January 01, 2009

Out With the Old Bookmarks, In with the New Bookmarks

Ah, New Years Day, with a whole year stretched out in front of us as tabula rasa. People mark the occasion differently. Some people jump in the Mon. Some people ride their bikes. Me, I re-organize my Bookmarks in my browser.

This blog's namesake, Vannevar Bush wrote an article, As We May Think in The Atlantic Monthly in July 1945 speculating about where all our technology would take us. He described a machine called the Memex, which was a hyperlinked information system and the conceptual forerunner of the World Wide Web.

Bush connected numerous existing technologies, projected reasonable advances, and described an information system based on "associative indexing", where you could read one article of interest and have connections developed automatically and instantly. He thought that people would mark up significant finds, add comments, and contribute their own thoughts and conculsions. He was Web2.0 before there was Web1.0.

Vannevar Bush predicted that the "trails" between these documents would be significant, and would be recorded and retrievable by the device. Speaking of mankind, Bush wrote:
He has built a civilization so complex that he needs to mechanize his records more fully if he is to push his experiment to its logical conclusion and not merely become bogged down part way there by overtaxing his limited memory. His excursions may be more enjoyable if he can reacquire the privilege of forgetting the manifold things he does not need to have immediately at hand, with some assurance that he can find them again if they prove important.

Bush said that the record of trails might be passed down from as an inheritance, and I found that to be a significant notion. So I categorize my bookmarks by year and topic. Each year I start a new set of bookmarks, moving the previous year's folders into a "2008" meta-folder. Each new computer I've moved through gets the previous bookmarks. It's a reading list of where I've been. I don't know that it'll be of any value, but if might be interesting and it's certainly not expensive to maintain.

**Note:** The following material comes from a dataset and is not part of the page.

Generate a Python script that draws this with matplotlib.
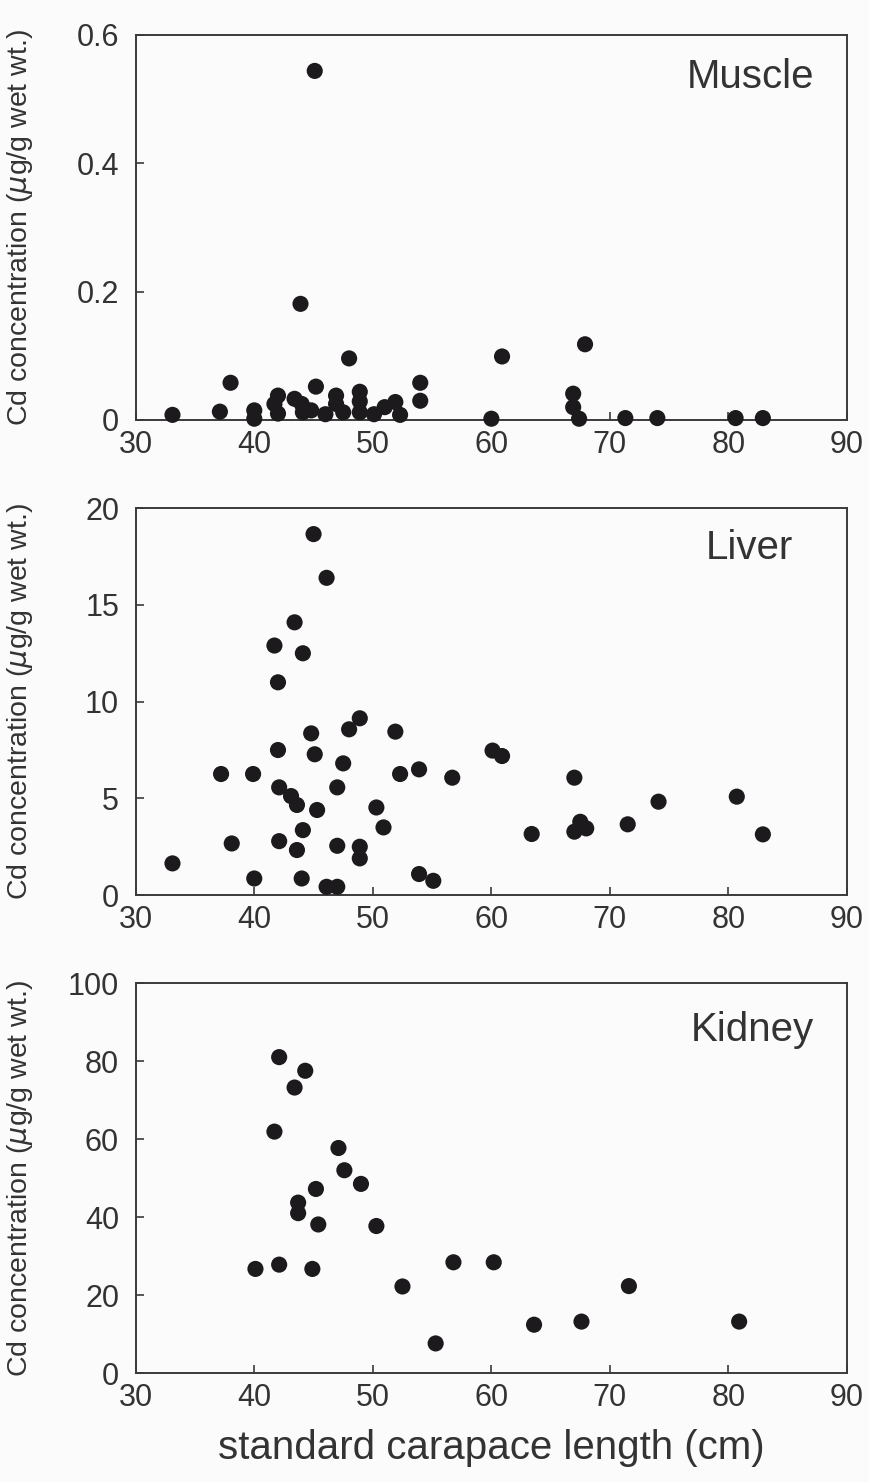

Bush wasn't right about everything. His memex, for instance, was an optical rather than a digital repository, and the record was stored locally rather than on a network. His words provide rich evidence of the gender and class assumptions of a patrician society. But He described the web in 1945, and described it as part of the hope of mankind, and he came out of the war mentality with positive hope for the future. A man could do worse. Few have done better.

So today, I lift a grateful thought to Vannevar Bush and start a set of bookmark folders based on year and topic - 2009 Me, 2009 kids, 2009 news, 2009 blogs, 2009 web design, 2009 programming, 2009 aviation, 2009 Pittsburgh, 2009 bike trips, etc - and start populating a new record of this year's resources.